In comparison, 51% of migrant domestic workers in Singapore and 86% of those in Malaysia have bank accounts. The number of those who are reported to be in debt is also lower in both places, at 34% and 65%, respectively.



Sisca Margaretta, chief marketing officer of Experian Asia Pacific, said it is important to equip migrants with financial information and access to help them move ahead in life.

“Building equal opportunities for inclusion across genders and socio-economic groups is key to developing thriving economies and communities in Asia Pacific.
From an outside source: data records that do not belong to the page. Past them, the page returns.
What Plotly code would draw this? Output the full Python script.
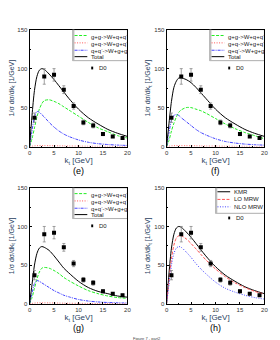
import plotly.graph_objects as go
from plotly.subplots import make_subplots

# ---------------- data ----------------
k_grid = [0, 0.5, 1, 1.5, 2, 2.5, 3, 4, 5, 6, 7, 8, 10, 12, 14, 16, 18, 20]

# panel (e)
e_total = [0, 40, 72, 90, 98, 100, 99, 93, 86, 78, 70, 62, 48, 37, 29, 22, 17, 13]
e_gg    = [0, 10, 24, 38, 48, 55, 59, 60, 58, 55, 51, 47, 39, 31, 24, 19, 14, 11]
e_gq    = [0, 0.4, 0.8, 1.0, 1.1, 1.1, 1.1, 1.0, 0.9, 0.8, 0.7, 0.6, 0.5, 0.4, 0.3, 0.3, 0.2, 0.2]
e_qq    = [0, 20, 38, 45, 44, 41, 38, 31, 25, 20, 16, 13, 8.5, 5.5, 3.7, 2.6, 1.9, 1.4]

# panel (f)
f_total = [0, 30, 58, 76, 84, 88, 88, 86, 82, 76, 69, 62, 48, 37, 29, 22, 17, 13]
f_gg    = [0, 8, 20, 30, 38, 44, 47, 50, 50, 48, 46, 43, 36, 29, 23, 18, 14, 10]
f_gq    = [0, 0.4, 0.8, 1.0, 1.1, 1.1, 1.1, 1.0, 0.9, 0.8, 0.7, 0.6, 0.5, 0.4, 0.3, 0.3, 0.2, 0.2]
f_qq    = [0, 18, 34, 40, 41, 40, 37, 32, 27, 22, 18, 15, 10, 6.5, 4.5, 3.2, 2.4, 1.8]

# panel (g)
g_total = [0, 25, 50, 65, 72, 74, 73, 69, 62, 54, 46, 40, 29, 21, 16, 13, 10, 8.5]
g_gg    = [0, 8, 20, 32, 41, 46, 47, 46, 43, 39, 34, 30, 23, 17, 13, 10, 8, 7]
g_gq    = [0, 0.4, 0.8, 1.0, 1.1, 1.1, 1.1, 1.0, 0.9, 0.8, 0.7, 0.6, 0.5, 0.4, 0.3, 0.3, 0.2, 0.2]
g_qq    = [0, 14, 26, 30, 29, 27, 25, 21, 17, 14, 11, 9, 5.5, 3.5, 2.3, 1.6, 1.2, 0.9]

# panel (h)
h_kmr   = [0, 40, 72, 90, 98, 100, 99, 93, 86, 78, 70, 62, 48, 37, 29, 22, 17, 13]
h_lo    = [0, 30, 58, 76, 85, 88, 88, 84, 78, 71, 64, 57, 45, 35, 27, 21, 16, 12.5]
h_nlo   = [0, 25, 50, 65, 72, 74, 73, 67, 60, 52, 45, 39, 28, 20, 15, 11, 8, 6]

# D0 data
d0_k   = [1, 3, 5, 7, 9, 11, 13, 15, 17, 19]
d0_val = [37, 90, 92, 73, 52, 31, 27, 16, 13, 11]
d0_err = [6, 10, 8, 5, 4, 3, 3, 2, 1.5, 1.5]

x_ticks = [0, 5, 10, 15, 20]
y_ticks = [0, 50, 100, 150]
panel_labels = ["(e)", "(f)", "(g)", "(h)"]
leg_proc = ["g+g->W+q+q<sup>-</sup>", "g+q->W+g+q<sup>-</sup>", "q+q<sup>-</sup>->W+g+g", "Total"]
leg_h = ["KMR", "LO MRW", "NLO MRW"]

FONT = "Liberation Sans, Arial, sans-serif"
GREEN, RED, BLUE, BLACK = "#22ee22", "#ff5555", "#4444ff", "#000000"
DASH = "3px,1.5px"
DOT = "1px,1.5px"
DASHDOT = "3px,1px,1px,1px"

fig = make_subplots(rows=2, cols=2)

panels = [
    (1, 1, [(e_gg, GREEN, DASH), (e_gq, RED, DOT), (e_qq, BLUE, DASHDOT), (e_total, BLACK, "solid")]),
    (1, 2, [(f_gg, GREEN, DASH), (f_gq, RED, DOT), (f_qq, BLUE, DASHDOT), (f_total, BLACK, "solid")]),
    (2, 1, [(g_gg, GREEN, DASH), (g_gq, RED, DOT), (g_qq, BLUE, DASHDOT), (g_total, BLACK, "solid")]),
    (2, 2, [(h_kmr, BLACK, "solid"), (h_lo, RED, DASH), (h_nlo, BLUE, DOT)]),
]

for r, c, curves in panels:
    for ys, col, dash in curves:
        fig.add_trace(go.Scatter(x=k_grid, y=ys, mode="lines",
                                 line=dict(color=col, dash=dash, width=1, shape="spline", smoothing=0.8),
                                 showlegend=False, hoverinfo="skip"), row=r, col=c)
    fig.add_trace(go.Scatter(x=d0_k, y=d0_val, mode="markers",
                             marker=dict(symbol="square", size=4, color="black"),
                             error_y=dict(type="data", array=d0_err, color="#888888", thickness=0.8, width=1.5),
                             showlegend=False, hoverinfo="skip"), row=r, col=c)

# domains (pixel-derived)
xd = [(20/280, 120/280), (160/280, 260/280)]
yd = [(1-138/340, 1-19/340), (1-298/340, 1-180/340)]
axis_common = dict(showline=True, linecolor="black", linewidth=1, mirror=True,
                   ticks="inside", ticklen=2, tickcolor="black", showgrid=False, zeroline=False,
                   tickfont=dict(family=FONT, size=6, color="#333333"))
for i in range(4):
    r, c = divmod(i, 2)
    sfx = "" if i == 0 else str(i + 1)
    fig.layout["xaxis" + sfx].update(domain=xd[c], range=[0, 20], tickvals=x_ticks,
                                    minor=dict(dtick=2.5, ticks="inside", ticklen=1, tickcolor="black"),
                                    title=dict(text="k<sub>t</sub> [GeV]", font=dict(family=FONT, size=8), standoff=2),
                                    **axis_common)
    fig.layout["yaxis" + sfx].update(domain=yd[r], range=[0, 150], tickvals=y_ticks,
                                    minor=dict(dtick=25, ticks="inside", ticklen=1, tickcolor="black"),
                                    title=dict(text="1/σ dσ/dk<sub>t</sub> [1/GeV]", font=dict(family=FONT, size=7), standoff=2),
                                    **axis_common)
    fig.add_annotation(text=panel_labels[i], xref="paper", yref="paper",
                       x=(xd[c][0] + xd[c][1]) / 2, y=yd[r][0] - 25/340, xanchor="center", yanchor="middle",
                       showarrow=False, font=dict(family=FONT, size=9, color="black"))

# legends (drawn as shapes + text in axis-domain coordinates)
def legend(i, labels, styles, box_left, box_bottom, rows, d0_y):
    sfx = "" if i == 0 else str(i + 1)
    xr, yr = "x" + sfx + " domain", "y" + sfx + " domain"
    fig.add_shape(type="rect", xref=xr, yref=yr, x0=box_left, x1=1, y0=box_bottom, y1=1,
                  line=dict(color="#999999", width=0.8), fillcolor="white", layer="below")
    fig.add_shape(type="line", xref=xr, yref=yr, x0=box_left + 0.008, x1=box_left + 0.008, y0=box_bottom, y1=1,
                  line=dict(color="#bbbbbb", width=2))
    for lab, (col, dash), yy in zip(labels, styles, rows):
        fig.add_shape(type="line", xref=xr, yref=yr, x0=box_left + 0.02, x1=box_left + 0.15, y0=yy, y1=yy,
                      line=dict(color=col, dash=dash, width=1))
        fig.add_annotation(text=lab, xref=xr, yref=yr, x=box_left + 0.17, y=yy, xanchor="left", yanchor="middle",
                           showarrow=False, font=dict(family=FONT, size=6, color="#222222"))
    fig.add_shape(type="rect", xref=xr, yref=yr, x0=0.63, x1=0.65, y0=d0_y - 0.012, y1=d0_y + 0.012,
                  fillcolor="black", line=dict(width=0))
    fig.add_annotation(text="D0", xref=xr, yref=yr, x=0.69, y=d0_y, xanchor="left", yanchor="middle",
                       showarrow=False, font=dict(family=FONT, size=6, color="#222222"))

proc_styles = [(GREEN, DASH), (RED, DOT), (BLUE, DASHDOT), (BLACK, "solid")]
for i in range(3):
    legend(i, leg_proc, proc_styles, 0.44, 0.735, [0.95, 0.887, 0.824, 0.769], 0.672)
legend(3, leg_h, [(BLACK, "solid"), (RED, DASH), (BLUE, DOT)], 0.50, 0.78, [0.966, 0.90, 0.836], 0.74)

fig.add_annotation(text="Figure 7 - part2", xref="paper", yref="paper", x=0.5, y=1-333/340,
                   xanchor="center", yanchor="middle", showarrow=False,
                   font=dict(family=FONT, size=4, color="#444444"))

fig.update_layout(width=280, height=340, margin=dict(l=0, r=0, t=0, b=0),
                  paper_bgcolor="white", plot_bgcolor="white", showlegend=False)
fig.write_html("out.html")
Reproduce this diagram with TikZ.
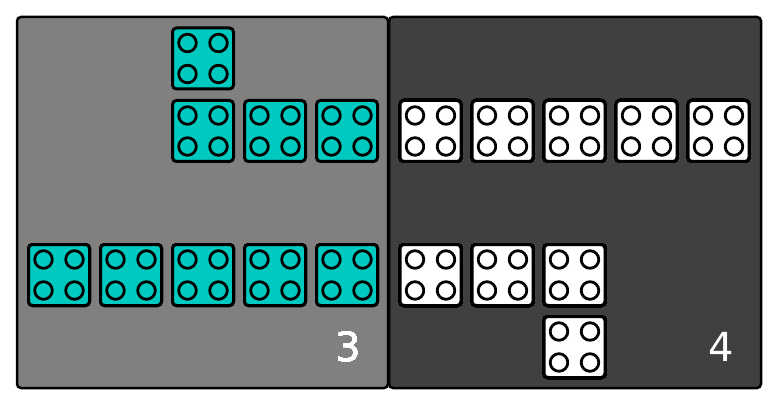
\documentclass[tikz,border=0pt]{standalone}
\usepackage{fontspec}
\setmainfont{DejaVu Sans}
\usepackage{tikz}
\usetikzlibrary{calc}
\definecolor{studteal}{RGB}{0,201,192}
\definecolor{lightpanel}{RGB}{128,128,128}
\definecolor{darkpanel}{RGB}{64,64,64}
\newcommand{\legobrick}[4]{%
  \node[brick,fill=#4] (#1) at (#2,#3) {};
  \foreach \sx in {-15.5,15.5}
    \foreach \sy in {-15.5,15.5}
      \draw[stud] ($(#1)+(\sx,\sy)$) circle (8.8pt);
}

\begin{document}
\begin{tikzpicture}[x=1pt,y=-1pt,
  panel/.style={draw=black,line width=2.5pt,rounded corners=4pt},
  brick/.style={draw=black,line width=3pt,rounded corners=4pt,
    minimum size=61pt,inner sep=0pt},
  stud/.style={draw=black,line width=2.8pt},
  count/.style={text=white,font=\fontsize{40}{48}\selectfont}]
  \useasboundingbox (0,0) rectangle (778,406);
  \draw[panel,fill=lightpanel] (17,17) rectangle (388,388);
  \draw[panel,fill=darkpanel] (389,17) rectangle (761,388);
  % left side
  \legobrick{tt}{203}{58.5}{studteal}
  \foreach \x/\n in {203/a,275/b,347/c}
    \legobrick{t\n}{\x}{131}{studteal}
  \foreach \x/\n in {59/a,131/b,203/c,275/d,347/e}
    \legobrick{u\n}{\x}{275}{studteal}
  % right side
  \foreach \x/\n in {430.5/a,502.5/b,574.5/c,646.5/d,718.5/e}
    \legobrick{w\n}{\x}{131}{white}
  \foreach \x/\n in {430.5/a,502.5/b,574.5/c}
    \legobrick{v\n}{\x}{275}{white}
  \legobrick{vv}{574.5}{347}{white}
  \node[count] (three) at (348,347) {3};
  \node[count] (four) at (721,347) {4};
\end{tikzpicture}
\end{document}
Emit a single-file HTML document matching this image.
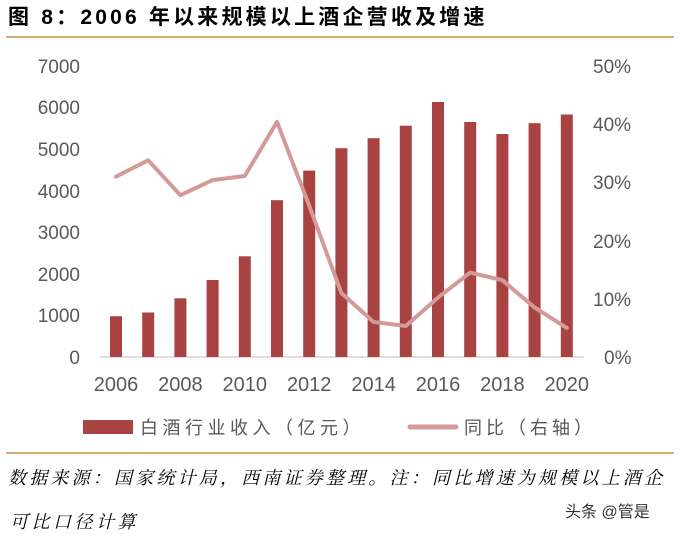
<!DOCTYPE html>
<html><head><meta charset="utf-8"><style>
body{margin:0;background:#fff;width:680px;height:536px;overflow:hidden}
svg{display:block}
</style></head><body>
<svg width="680" height="536" xmlns="http://www.w3.org/2000/svg" font-family="Liberation Sans, Noto Sans CJK SC, sans-serif">
<text x="8" y="24" font-size="21" font-weight="bold" fill="#000" letter-spacing="3.2">图 8：2006 年以来规模以上酒企营收及增速</text>
<line x1="6" y1="37" x2="674" y2="37" stroke="#c8963e" stroke-width="1.5"/>
<g font-size="19" fill="#595959" text-anchor="end">
<text x="80" y="364">0</text><text x="80" y="322">1000</text><text x="80" y="281">2000</text><text x="80" y="239">3000</text><text x="80" y="198">4000</text><text x="80" y="156">5000</text><text x="80" y="114">6000</text><text x="80" y="73">7000</text>
</g>
<g font-size="19" fill="#595959">
<text x="604" y="364">0%</text><text x="593" y="306">10%</text><text x="593" y="248">20%</text><text x="593" y="189">30%</text><text x="593" y="131">40%</text><text x="593" y="73">50%</text>
</g>
<line x1="100" y1="357" x2="584" y2="357" stroke="#bfbfbf" stroke-width="1"/>
<g fill="#a84341">
<rect x="110" y="316.2" width="12" height="40.8"/>
<rect x="142.2" y="312.5" width="12" height="44.5"/>
<rect x="174.4" y="298.3" width="12" height="58.7"/>
<rect x="206.6" y="280" width="12" height="77"/>
<rect x="238.8" y="256.3" width="12" height="100.7"/>
<rect x="271" y="200.2" width="12" height="156.8"/>
<rect x="303.2" y="170.6" width="12" height="186.4"/>
<rect x="335.4" y="148.2" width="12" height="208.8"/>
<rect x="367.6" y="138.2" width="12" height="218.8"/>
<rect x="399.8" y="125.7" width="12" height="231.3"/>
<rect x="432" y="102" width="12" height="255"/>
<rect x="464.2" y="122" width="12" height="235"/>
<rect x="496.4" y="134" width="12" height="223"/>
<rect x="528.6" y="123.2" width="12" height="233.8"/>
<rect x="560.8" y="114.5" width="12" height="242.5"/>
</g>
<polyline fill="none" stroke="#d49a9a" stroke-width="4" stroke-linejoin="round" stroke-linecap="round"
points="116,176.6 148.2,160.3 180.4,195.2 212.6,180.1 244.8,176 277,121.9 309.2,205.7 341.4,293 373.6,322 405.8,326 438,297.6 470.2,272.6 502.4,280.2 534.6,307.5 566.8,327.9"/>
<g font-size="20" fill="#595959" text-anchor="middle">
<text x="116" y="391">2006</text><text x="180.4" y="391">2008</text><text x="244.8" y="391">2010</text><text x="309.2" y="391">2012</text><text x="373.6" y="391">2014</text><text x="438" y="391">2016</text><text x="502.4" y="391">2018</text><text x="566.8" y="391">2020</text>
</g>
<rect x="83" y="420" width="50" height="14" fill="#a84341"/>
<text x="140" y="434" font-size="18" fill="#595959" letter-spacing="4.5">白酒行业收入（亿元）</text>
<line x1="410" y1="427" x2="456" y2="427" stroke="#d49a9a" stroke-width="5" stroke-linecap="round"/>
<text x="464" y="434" font-size="18" fill="#595959" letter-spacing="4">同比（右轴）</text>
<line x1="6" y1="453" x2="674" y2="453" stroke="#c8963e" stroke-width="1.5"/>
<text x="8" y="484" font-size="18" font-style="italic" fill="#000" letter-spacing="3.2" font-family="Liberation Serif, Noto Serif CJK SC, serif">数据来源：国家统计局，西南证券整理。注：同比增速为规模以上酒企</text>
<text x="10" y="528" font-size="18" font-style="italic" fill="#000" letter-spacing="3.5" font-family="Liberation Serif, Noto Serif CJK SC, serif">可比口径计算</text>
<text x="565" y="517" font-size="16" fill="#333">头条 @管是</text>
</svg>
</body></html>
Only by arming all groups with financial knowledge and access will we be able to start addressing the financial difficulties they face and help resolve the region’s financial inclusion challenges,” Margaretta said.

In a statement, Enrich said that Hong Kong needs to make sure it remains an attractive city for migrants to work in by recognizing the economic value of the care and domestic work they provide.
This is particularly important with the rapidly ageing populations, lower fertility rates, and little or no affordable care services in countries across Asia and the Pacific, where over 21 million migrant domestic workers are now based.
“This demand is only set to grow in the future; in Hong Kong the government has projected a total need of 600,000 MDWs by 2047. As more doors open for migrant domestic workers across Asia, the future of care in Hong Kong depends on ensuring that it remains an attractive city to work in,” the  statement said.